【解説】動物たちの酒盛り

茶碗を叩いたり踊ったり歌ったり、と人間よりも人間らしい姿で酒を楽しむ動物たち。動物を擬人化した浮世絵版画は、江戸時代の後期、19世紀に入って多く描かれた。その中心的な作家だったのが歌川国芳(1798〜1861)だ。「戯画(ぎが)」と呼ばれるこのジャンルは人間社会への風刺の意図をも無論持っているのだが、そんなことは構わず楽しんでほしい。

国芳が大好きだったのは猫。
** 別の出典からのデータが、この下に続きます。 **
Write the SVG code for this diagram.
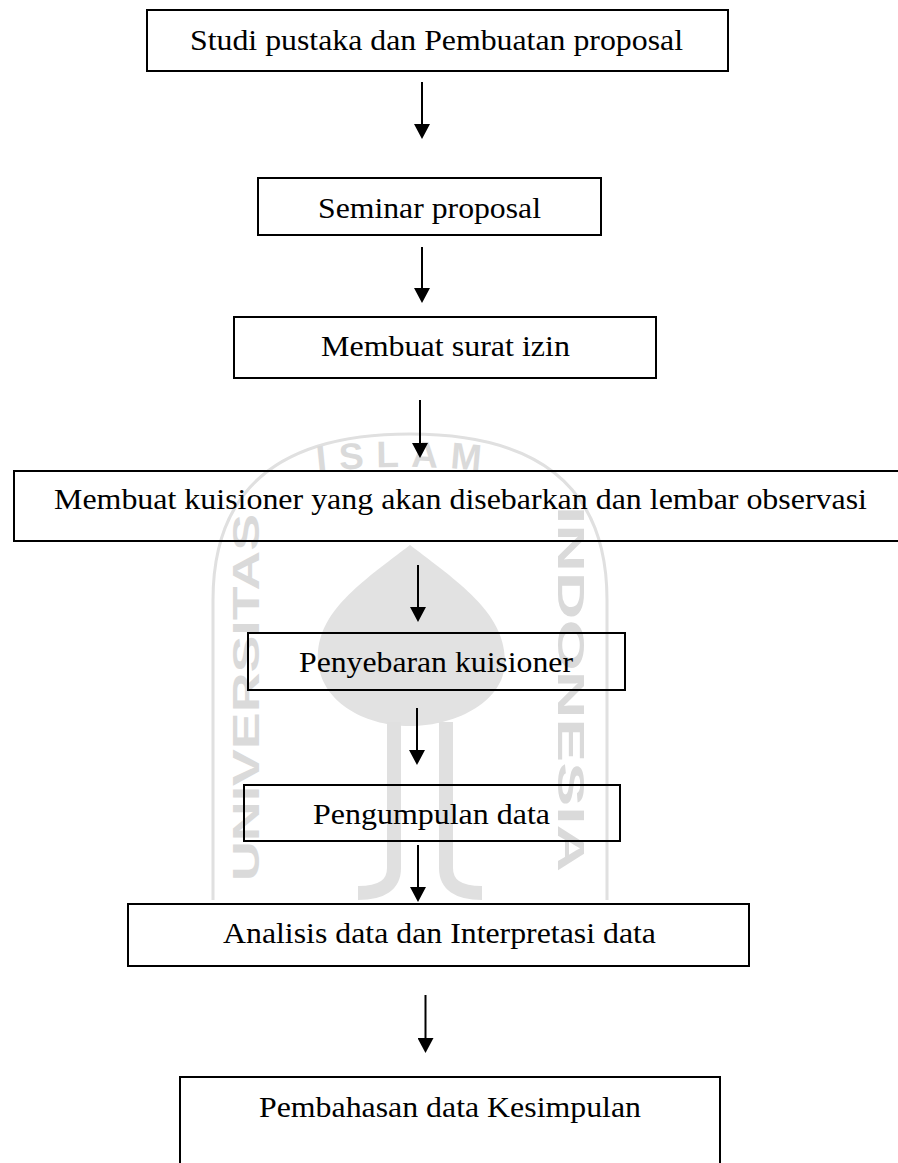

「当柳猫の六毛撰」は六歌仙を猫に見立てた作品だが、動くモノをすぐ追ってしまう猫の習性を表したのが「てふてふてんごう」(僧正遍正)。クスッと笑える楽しさ、面白さがある。判型は団扇絵(うちわえ)。江戸の夏を心地よく過ごすべく、毎年、団扇の形をした版画が刊行され、これを自ら竹の骨に貼って用いたという。「金魚づくし」も可愛らしいシリーズ。音曲を奏でる金魚の傍らでオタマジャクシがダンス中だ。

動物が登場する浮世絵版画には加えて、十二支獣を描いた作品がある(『道外十二支』からしききの牛『道外十二支』ねずみ、『道外十二支』さる)。いずれも12図揃いのシリーズとして刊行されたもので、タイトルに「道外」とあるのは「道化」の意味。同タイトルのシリーズが二種あり、縦構図の作品(『道外十二支』からしききの牛)とその他は別シリーズである。